BB: I think the confidence comes from your performance on the field. The best thing to prepare to have a good performance on the field is to have a good week of preparation. That's what we can do this week and that's what we're going to do. We're going to prepare well and we're going to be physically and mentally as ready to go as we possibly can on Sunday. I think that's the best thing we can go to enhance our performance. Then, once we perform well, then confidence will take care of itself. But, we don't have any games scheduled until Sunday, so we're not going to make any plays under competition until then. But, we can prepare to put ourselves in position to do that and know what to do and then that will allow us to be more aggressive and play better on Sunday. So, we're going to control that and that will be in place so when it comes time for Sunday, we'll be giving ourselves the best possible chance, but we've still got to go out there and make them.

Q: After Troy Brown fumbled, they only scored three points and you got the ball back on the kickoff, but it seemed like that was maybe a more deflating play than it appeared on the scoreboard at the time.

BB: I understand what you're saying, and when you look at the game, you can point to that play and say, 'Okay, did things turn at that point?' I honestly don't think it was a confidence problem. I think we made too many consecutive mistakes at that point. They score, we're down by three, we come back and it's second-and-four, then we have a penalty and it's second-and-nine, then we get sacked, then they get the ball and we've got three chances to get them off the field on third down and we don't convert any of those. We give up a touchdown pass on a coverage it shouldn't have happened on. Then, we come back again and make a couple of good plays and throw an interception. There are too many players involved and I just don't think we executed very well. I don't think it was confidence. I didn't get any sense on the sideline of, 'Oh no, here we go.' We're down by three with 18 minutes to go in the game. I didn't get that sense at all. I think that we felt like we were going to go back out there and score. We felt like we were going to go back out there and stop them. We felt like we were going to go back out there and make plays in the kicking game. I just didn't get that feeling on the sideline, but clearly, when you look back at the game, you can point to that and say, 'Well, you know, it was a turning point in the game and everything was going good until that point in the third quarter, but then it went in a different direction.' I think that for whatever reasons, our execution just wasn't what it needed to be from that point forward.

Q: How hard is Jason Taylor to handle?

BB: Well, Jason's pretty good. He's pretty good, and it's been two weeks in a row, three weeks in a row, really, that we've seen some big time speed rushers off the edge. It really starts with Taylor with his speed, because he can stretch the protection so quickly and get up the field and he can force the tackles to drop deep to handle his speed rush, and that of course opens up room to go underneath or to turn that speed into a power rush and compliment that speed. So, without the speed, you don't get the tackles setting as deep.

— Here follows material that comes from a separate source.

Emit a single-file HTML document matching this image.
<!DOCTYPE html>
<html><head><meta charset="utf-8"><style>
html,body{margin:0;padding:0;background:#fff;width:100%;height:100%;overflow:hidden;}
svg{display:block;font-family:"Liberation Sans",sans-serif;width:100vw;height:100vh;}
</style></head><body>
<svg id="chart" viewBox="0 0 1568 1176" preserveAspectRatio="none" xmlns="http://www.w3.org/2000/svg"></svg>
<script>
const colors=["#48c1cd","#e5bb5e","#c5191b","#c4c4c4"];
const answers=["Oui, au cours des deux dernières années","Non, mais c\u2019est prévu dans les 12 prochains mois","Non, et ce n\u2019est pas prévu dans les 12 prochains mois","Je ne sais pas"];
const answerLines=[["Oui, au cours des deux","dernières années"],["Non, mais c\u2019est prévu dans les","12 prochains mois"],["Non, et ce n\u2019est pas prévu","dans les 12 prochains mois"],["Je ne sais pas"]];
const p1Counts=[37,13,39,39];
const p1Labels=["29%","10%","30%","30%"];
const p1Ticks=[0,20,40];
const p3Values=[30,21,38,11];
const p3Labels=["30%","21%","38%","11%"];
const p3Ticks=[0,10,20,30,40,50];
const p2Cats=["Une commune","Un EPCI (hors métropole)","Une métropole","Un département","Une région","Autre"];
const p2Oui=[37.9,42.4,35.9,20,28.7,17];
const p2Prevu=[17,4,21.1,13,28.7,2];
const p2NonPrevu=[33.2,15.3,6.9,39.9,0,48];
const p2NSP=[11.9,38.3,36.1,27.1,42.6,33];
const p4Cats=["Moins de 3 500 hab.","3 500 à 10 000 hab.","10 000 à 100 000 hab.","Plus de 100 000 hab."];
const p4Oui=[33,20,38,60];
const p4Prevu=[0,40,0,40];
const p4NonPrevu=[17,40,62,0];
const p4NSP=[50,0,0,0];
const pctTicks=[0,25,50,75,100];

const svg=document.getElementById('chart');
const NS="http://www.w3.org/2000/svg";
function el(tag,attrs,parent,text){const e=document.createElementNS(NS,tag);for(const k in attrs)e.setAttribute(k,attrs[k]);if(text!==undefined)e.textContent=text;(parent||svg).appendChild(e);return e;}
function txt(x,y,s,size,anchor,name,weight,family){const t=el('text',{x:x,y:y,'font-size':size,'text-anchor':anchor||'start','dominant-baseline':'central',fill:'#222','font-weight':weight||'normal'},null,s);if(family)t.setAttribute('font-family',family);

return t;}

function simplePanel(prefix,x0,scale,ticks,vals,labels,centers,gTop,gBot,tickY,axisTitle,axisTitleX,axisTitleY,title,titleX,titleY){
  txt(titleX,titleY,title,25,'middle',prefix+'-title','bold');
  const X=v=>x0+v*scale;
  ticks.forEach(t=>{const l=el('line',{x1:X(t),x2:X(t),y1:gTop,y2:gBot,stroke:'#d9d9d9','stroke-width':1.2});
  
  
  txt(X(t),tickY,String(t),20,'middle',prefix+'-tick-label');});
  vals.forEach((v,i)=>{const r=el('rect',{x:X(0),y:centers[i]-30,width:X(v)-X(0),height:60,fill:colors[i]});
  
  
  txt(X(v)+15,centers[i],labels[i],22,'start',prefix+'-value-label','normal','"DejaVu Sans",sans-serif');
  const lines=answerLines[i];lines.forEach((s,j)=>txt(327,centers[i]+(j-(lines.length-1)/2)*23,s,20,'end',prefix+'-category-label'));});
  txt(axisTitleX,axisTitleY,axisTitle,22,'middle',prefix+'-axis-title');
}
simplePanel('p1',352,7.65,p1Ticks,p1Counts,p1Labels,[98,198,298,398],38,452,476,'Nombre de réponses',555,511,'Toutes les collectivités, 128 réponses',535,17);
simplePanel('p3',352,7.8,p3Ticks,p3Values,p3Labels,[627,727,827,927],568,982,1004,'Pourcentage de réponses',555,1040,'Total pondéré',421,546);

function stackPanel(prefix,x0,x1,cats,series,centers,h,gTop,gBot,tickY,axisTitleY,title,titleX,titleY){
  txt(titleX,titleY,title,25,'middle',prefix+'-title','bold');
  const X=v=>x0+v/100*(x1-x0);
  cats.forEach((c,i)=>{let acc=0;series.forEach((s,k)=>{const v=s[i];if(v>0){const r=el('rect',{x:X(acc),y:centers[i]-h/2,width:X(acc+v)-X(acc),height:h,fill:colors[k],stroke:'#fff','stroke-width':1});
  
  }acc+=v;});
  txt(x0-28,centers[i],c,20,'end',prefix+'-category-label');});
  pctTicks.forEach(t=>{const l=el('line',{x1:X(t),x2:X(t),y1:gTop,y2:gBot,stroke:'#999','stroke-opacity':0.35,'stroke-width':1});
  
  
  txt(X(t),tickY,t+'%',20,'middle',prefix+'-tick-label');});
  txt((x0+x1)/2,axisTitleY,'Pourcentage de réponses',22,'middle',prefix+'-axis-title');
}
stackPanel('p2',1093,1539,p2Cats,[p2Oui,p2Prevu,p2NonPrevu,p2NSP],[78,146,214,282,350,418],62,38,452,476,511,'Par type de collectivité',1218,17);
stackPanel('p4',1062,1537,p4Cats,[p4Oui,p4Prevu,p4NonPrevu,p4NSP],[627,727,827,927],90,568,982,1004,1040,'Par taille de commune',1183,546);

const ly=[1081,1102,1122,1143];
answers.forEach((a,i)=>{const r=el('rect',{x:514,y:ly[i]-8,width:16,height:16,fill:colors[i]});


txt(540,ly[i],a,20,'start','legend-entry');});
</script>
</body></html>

You don't have quite as much space to work in. Whether it's Taylor, whether it's [Jevon] Kearse, whether it's [John] Abraham, guys like that, it starts with their ability to rush up the field and rush around the corner, and then the other compliments are certainly a lot more viable because of that threat. He's good. He's got a high motor. The thing I'm impressed with about Taylor are not the plays where he runs around the corner and sacks the quarterback, but his chase plays. On a screen pass or a play where he's on the back side and he'll run 40, 50 yards across the field to chase him down and make the play. Nine times out of 10, when he gets over there, the play's going to be over. But, that one time where he does get over there to hold it to a one- or two-yard gain instead of having the guy slip out for a bigger play, his effort and his intensity and his back-side pursuit is impressive. He can really run. He's got a good motor and he's a real disruptive player. He's got long arms and he can bat down passes or get in the way of the quarterback. He's athletic; guys come in there and try to cut him in the running game and he hops over them and runs him down. He's a real good football player and he has a lot of strengths, not just as a pass rusher, although he's a real good pass rusher.

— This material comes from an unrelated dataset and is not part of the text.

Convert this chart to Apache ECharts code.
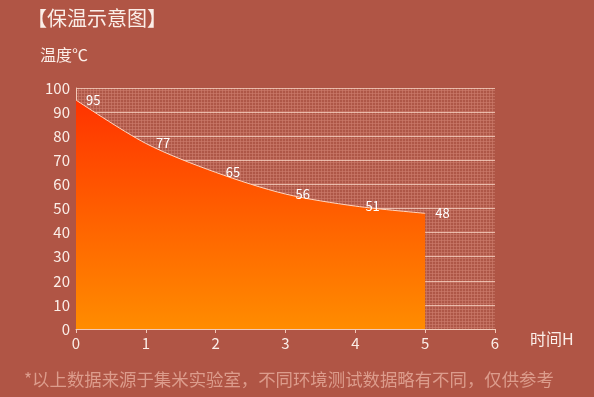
<!DOCTYPE html>
<html>
<head>
<meta charset="utf-8">
<script src="https://cdn.jsdelivr.net/npm/echarts@6/dist/echarts.min.js"></script>
<style>
	html, body { margin: 0; padding: 0; background: #b05545; }
	#main { width: 594px; height: 397px; }
</style>
</head>
<body>
<div id="main"></div>
<script>
const hours = [0, 1, 2, 3, 4, 5]
const temps = [95, 77, 65, 56, 51, 48]
const xTicks = [0, 1, 2, 3, 4, 5, 6]

// fine mesh texture for the plot area
const tile = document.createElement("canvas")
tile.width = 3
tile.height = 3
const tctx = tile.getContext("2d")
tctx.fillStyle = "#ae5747"
tctx.fillRect(0, 0, 3, 3)
tctx.fillStyle = "rgba(205,125,110,0.6)"
tctx.fillRect(0, 0, 3, 1)
tctx.fillRect(0, 0, 1, 3)

const chart = echarts.init(document.getElementById("main"))
const font = "'Noto Sans CJK SC', 'Noto Sans', sans-serif"

const option = {
	backgroundColor: "#b05545",
	textStyle: { fontFamily: font },
	title: {
		text: "【保温示意图】",
		left: 22,
		top: 3,
		textStyle: { color: "#fbeee8", fontSize: 20, fontWeight: "normal", fontFamily: font }
	},
	graphic: [
		{
			type: "text",
			left: 24,
			top: 371,
			style: {
				text: "*以上数据来源于集米实验室，不同环境测试数据略有不同，仅供参考",
				fill: "#dc9c8c",
				fontSize: 17.4,
				fontFamily: font
			}
		}
	],
	grid: {
		left: 76,
		right: 99,
		top: 88,
		bottom: 68,
		show: true,
		borderWidth: 0,
		backgroundColor: { image: tile, repeat: "repeat" }
	},
	xAxis: {
		type: "value",
		min: 0,
		max: 6,
		interval: 1,
		name: "时间H",
		nameLocation: "end",
		nameGap: 35,
		nameTextStyle: { color: "#fbeee8", fontSize: 16, verticalAlign: "top", padding: [2, 0, 0, 0] },
		axisLine: { show: true, lineStyle: { color: "#f2c9b8", width: 1 } },
		axisTick: { show: true, length: 4, lineStyle: { color: "#f2c9b8" } },
		axisLabel: {
			color: "#fbeee8",
			fontSize: 15,
			margin: 7,
			formatter: v => (xTicks.includes(v) ? String(v) : "")
		},
		splitLine: { show: false }
	},
	yAxis: {
		type: "value",
		min: 0,
		max: 100,
		interval: 10,
		name: "温度℃",
		nameLocation: "end",
		nameGap: 25,
		nameTextStyle: { color: "#fbeee8", fontSize: 16, align: "center", padding: [0, 0, 0, -24] },
		axisLine: { show: true, lineStyle: { color: "#f2c9b8", width: 1 } },
		axisTick: { show: false },
		axisLabel: { color: "#fbeee8", fontSize: 15, margin: 6 },
		splitLine: { show: true, lineStyle: { color: "rgba(255,225,210,0.7)", width: 1 } }
	},
	series: [
		{
			type: "line",
			data: hours.map((h, i) => [h, temps[i]]),
			smooth: 0.3,
			showSymbol: true,
			symbol: "circle",
			symbolSize: 0.1,
			itemStyle: { color: "#ffd6c0" },
			lineStyle: { color: "#ffd6c0", width: 1 },
			areaStyle: {
				opacity: 1,
				color: new echarts.graphic.LinearGradient(0, 0, 0, 1, [
					{ offset: 0, color: "#ff3300" },
					{ offset: 1, color: "#ff8c00" }
				])
			},
			label: {
				show: true,
				position: "right",
				distance: 10,
				color: "#fff",
				fontSize: 13
			},
			z: 3
		}
	]
}
chart.setOption(option)
</script>
</body>
</html>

Q: You've said that sacks are one of the most overrated statistics in football and he's leading the league by a pretty fair margin in sacks. But, sacks aside, do you think he's pretty deserving of being considered a solid defensive player, maybe the defensive player of the year?

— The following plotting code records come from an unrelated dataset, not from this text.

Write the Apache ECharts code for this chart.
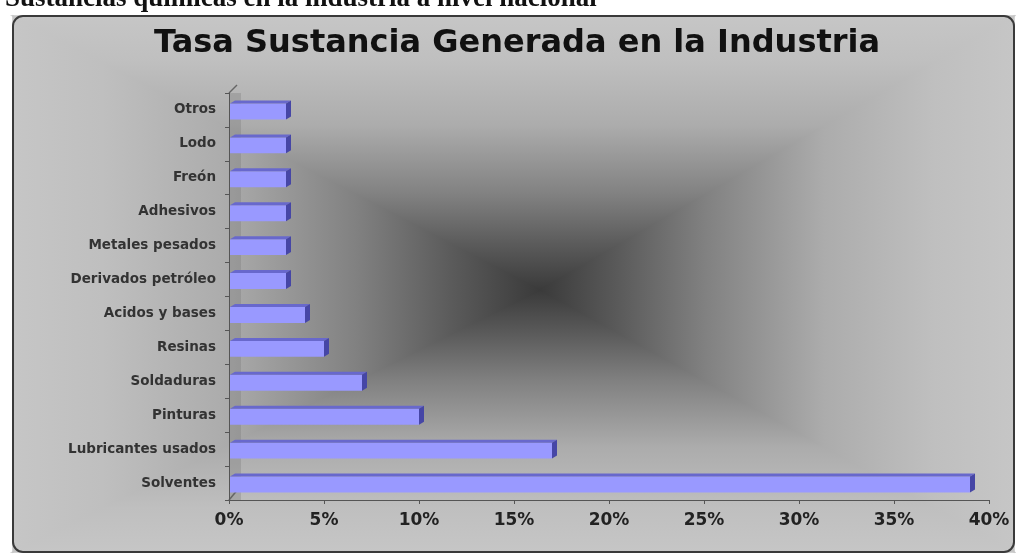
<!DOCTYPE html>
<html>
<head>
<meta charset="utf-8">
<script src="https://cdn.jsdelivr.net/npm/echarts@6/dist/echarts.min.js"></script>
<style>
html,body{margin:0;padding:0;background:#fff;}
#chart{width:1016px;height:556px;}
</style>
</head>
<body>
<div id="chart"></div>
<script>
// ---- data ----
const categories = ['Solventes','Lubricantes usados','Pinturas','Soldaduras','Resinas','Acidos y bases','Derivados petróleo','Metales pesados','Adhesivos','Freón','Lodo','Otros'];
const values = [39, 17, 10, 7, 5, 4, 3, 3, 3, 3, 3, 3];
const xTickLabels = ['0%','5%','10%','15%','20%','25%','30%','35%','40%'];
const titleText = 'Tasa Sustancia Generada en la Industria';
const headingText = 'Sustancias químicas en la industria a nivel nacional';

// ---- layout ----
const W = 1016, H = 556;
const GL = 229, GR = 27, GT = 93, GB = 56;
const FX = 13, FY = 16, FW = 1001, FH = 536;
const CX = 540, CY = 290;

const stops = (rev) => {
  const s = [[0,'#c6c6c6'],[0.17,'#bfbfbf'],[0.4,'#acacac'],[0.65,'#818181'],[0.83,'#5b5b5b'],[1,'#3a3a3a']];
  return s.map(([o,c]) => ({offset: rev ? 1 - o : o, color: c}));
};
const lin = (x2, y2, rev) => ({type:'linear', x:0, y:0, x2:x2, y2:y2, colorStops: stops(rev)});
const tri = (pts, x2, y2, rev) => ({
  type:'polygon', z:-10, shape:{points:pts},
  style:{fill: lin(x2, y2, rev), stroke: lin(x2, y2, rev), lineWidth: 1.5}
});

const chart = echarts.init(document.getElementById('chart'), null, {renderer:'canvas'});

function renderBar(params, api) {
  const v = api.value(0), i = api.value(1);
  const p0 = api.coord([0, i]);
  const p1 = api.coord([v, i]);
  const band = api.size([0, 1])[1];
  const half = band * 0.28;
  const dx = 5, dy = 3;
  const x0 = p0[0] + 1, x1 = p1[0];
  const fT = p0[1] - half + dy, fB = p0[1] + half;
  return {
    type: 'group',
    children: [
      {type:'rect', shape:{x:x0, y:fT, width:x1 - x0, height:fB - fT}, style:{fill:'#9999ff'}},
      {type:'polygon', shape:{points:[[x0,fT],[x1,fT],[x1+dx,fT-dy],[x0+dx,fT-dy]]}, style:{fill:'#6868cc'}},
      {type:'polygon', shape:{points:[[x1,fT],[x1+dx,fT-dy],[x1+dx,fB-dy],[x1,fB]]}, style:{fill:'#4646a6'}}
    ]
  };
}

const option = {
  backgroundColor: '#ffffff',
  animation: false,
  graphic: [
    {type:'text', z:-20, x:5, y:13, style:{text: headingText, font:'bold 27px "Liberation Serif"', fill:'#111', textVerticalAlign:'bottom'}},
    // frame with rectangular ("from center") gradient built from four triangles
    tri([[FX,FY],[FX+FW,FY],[CX,CY]], 0, 1, false),
    tri([[FX,FY+FH],[FX+FW,FY+FH],[CX,CY]], 0, 1, true),
    tri([[FX,FY],[FX,FY+FH],[CX,CY]], 1, 0, false),
    tri([[FX+FW,FY],[FX+FW,FY+FH],[CX,CY]], 1, 0, true),
    {type:'rect', z:-5, shape:{x:FX, y:FY, width:FW, height:FH, r:10}, style:{fill:null, stroke:'#3a3a3a', lineWidth:2}},
    // 3D wall side
    {type:'rect', z:-4, shape:{x:GL, y:GT, width:12, height:H - GB - GT}, style:{fill:'rgba(110,110,110,0.28)'}},
    {type:'line', z:-3, shape:{x1:GL, y1:GT, x2:GL + 8, y2:GT - 8}, style:{stroke:'#666', lineWidth:1.5}},
    {type:'line', z:-3, shape:{x1:GL, y1:H - GB, x2:GL + 10, y2:H - GB - 12}, style:{stroke:'#666', lineWidth:1.5}},
    {type:'text', z:10, x:517, y:44, style:{text:titleText, font:'bold 32px "DejaVu Sans"', fill:'#111', textAlign:'center', textVerticalAlign:'middle'}}
  ],
  grid: {left: GL, right: GR, top: GT, bottom: GB, containLabel: false},
  xAxis: {
    type: 'value', min: 0, max: 40, interval: 5,
    axisLine: {show: true, lineStyle: {color: '#555', width: 1}},
    axisTick: {show: true, length: 4, lineStyle: {color: '#555'}},
    splitLine: {show: false},
    axisLabel: {
      margin: 12, color: '#222', fontFamily: 'DejaVu Sans', fontWeight: 'bold', fontSize: 17,
      formatter: (v) => xTickLabels[Math.round(v / 5)]
    }
  },
  yAxis: {
    type: 'category', data: categories,
    axisLine: {show: true, lineStyle: {color: '#555', width: 1}},
    axisTick: {show: true, length: 4, lineStyle: {color: '#555'}},
    axisLabel: {margin: 13, color: '#333', fontFamily: 'DejaVu Sans', fontWeight: 'bold', fontSize: 13.5}
  },
  series: [{
    type: 'custom',
    renderItem: renderBar,
    encode: {x: 0, y: 1},
    data: values.map((v, i) => [v, i]),
    z: 5
  }]
};
chart.setOption(option);
</script>
</body>
</html>
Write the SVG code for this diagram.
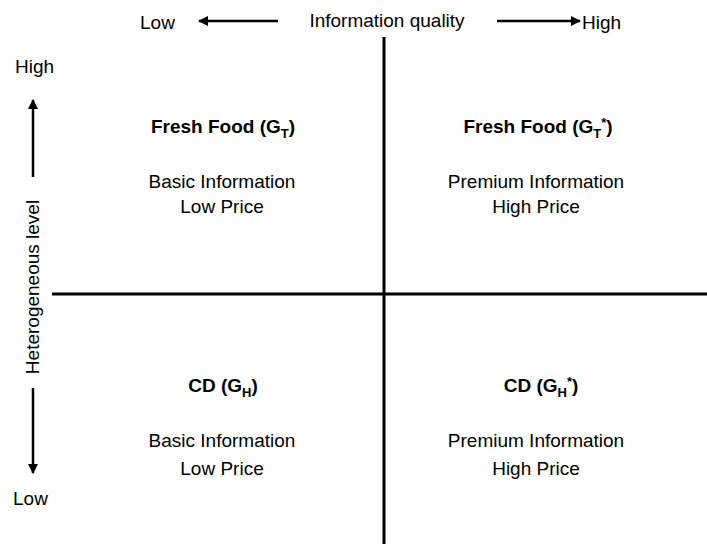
<svg xmlns="http://www.w3.org/2000/svg" width="707" height="544" viewBox="0 0 707 544">
<style>
text{font-family:"Liberation Sans",Arial,sans-serif;font-size:19px;fill:#000}
.b{font-weight:bold}
.ax{stroke:#000;stroke-width:3;fill:none}
.ar{stroke:#000;stroke-width:2.5;fill:none}
</style>
<defs>
<marker id="ah" viewBox="0 0 10 10" refX="9" refY="5" markerWidth="4" markerHeight="4" orient="auto" markerUnits="strokeWidth">
<path d="M0,0 L10,5 L0,10 z" fill="#000"/>
</marker>
</defs>
<rect width="707" height="544" fill="#fff"/>
<g id="connectors">
<line class="ax" x1="384" y1="37" x2="384" y2="544"/>
<line class="ax" x1="52" y1="294" x2="707" y2="294"/>
<line class="ar" x1="278" y1="21" x2="199" y2="21" marker-end="url(#ah)"/>
<line class="ar" x1="497" y1="21" x2="580" y2="21" marker-end="url(#ah)"/>
<line class="ar" x1="33" y1="177" x2="33" y2="100" marker-end="url(#ah)"/>
<line class="ar" x1="33" y1="388" x2="33" y2="473" marker-end="url(#ah)"/>
</g>
<g id="axis-labels">
<text x="140" y="29">Low</text>
<text x="387" y="27" text-anchor="middle">Information quality</text>
<text x="582" y="29">High</text>
<text x="15" y="73">High</text>
<text x="13" y="505">Low</text>
<text transform="translate(39,287) rotate(-90)" text-anchor="middle">Heterogeneous level</text>
</g>
<g id="q-top-left" text-anchor="middle">
<text class="b" x="223" y="133">Fresh Food (G<tspan font-size="13" dy="5">T</tspan><tspan dy="-5">)</tspan></text>
<text x="222" y="188">Basic Information</text>
<text x="222" y="213">Low Price</text>
</g>
<g id="q-top-right" text-anchor="middle">
<text class="b" x="538" y="133">Fresh Food (G<tspan font-size="13" dy="5">T</tspan><tspan font-size="13" dy="-11">*</tspan><tspan dy="6">)</tspan></text>
<text x="536" y="188">Premium Information</text>
<text x="536" y="213">High Price</text>
</g>
<g id="q-bottom-left" text-anchor="middle">
<text class="b" x="223" y="392">CD (G<tspan font-size="13" dy="5">H</tspan><tspan dy="-5">)</tspan></text>
<text x="222" y="447">Basic Information</text>
<text x="222" y="475">Low Price</text>
</g>
<g id="q-bottom-right" text-anchor="middle">
<text class="b" x="541" y="392">CD (G<tspan font-size="13" dy="5">H</tspan><tspan font-size="13" dy="-11">*</tspan><tspan dy="6">)</tspan></text>
<text x="536" y="447">Premium Information</text>
<text x="536" y="475">High Price</text>
</g>
</svg>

BB: Sacks aside, he's one of the most disruptive players we've played against all year, without a doubt. Whether he has 18 sacks or he has four sacks, either way, he's got a lot of disruptions in both the running game and the passing game. He's got disruption when the plays are at him and he's also got disruption when the plays are away, because he's fast enough to get over there and make those plays. I think defensively, the Dolphins done a good job of complimenting their team, both Dave Wannstedt and [Rick] Spielman, in terms of having a couple of big, strong guys inside that are really hard to move. They certainly don't run like their ends do, but then their ends, with their speed and athleticism, are able to cover a lot of ground and make some plays in space that the bigger guys can't make. Dealing with those big guys inside is an issue for you, because it's just hard to move them. [Larry] Chester and [Tim] Bowens, it's like trying to block a tree, they're just big and they don't go anywhere. They compliment each other well. Bowens helps Taylor, Taylor helps Bowens, Chester helps, then they bring [Rob] Burnett in there in some passing situations. They have a good defensive line. They're active and they're productive. I definitely agree with you that Taylor is one of the most disruptive players in the league. I'm not big on sacks, and he's had a lot of them, but he's had a lot of other plays, too. So, you've got to say he deserves some consideration.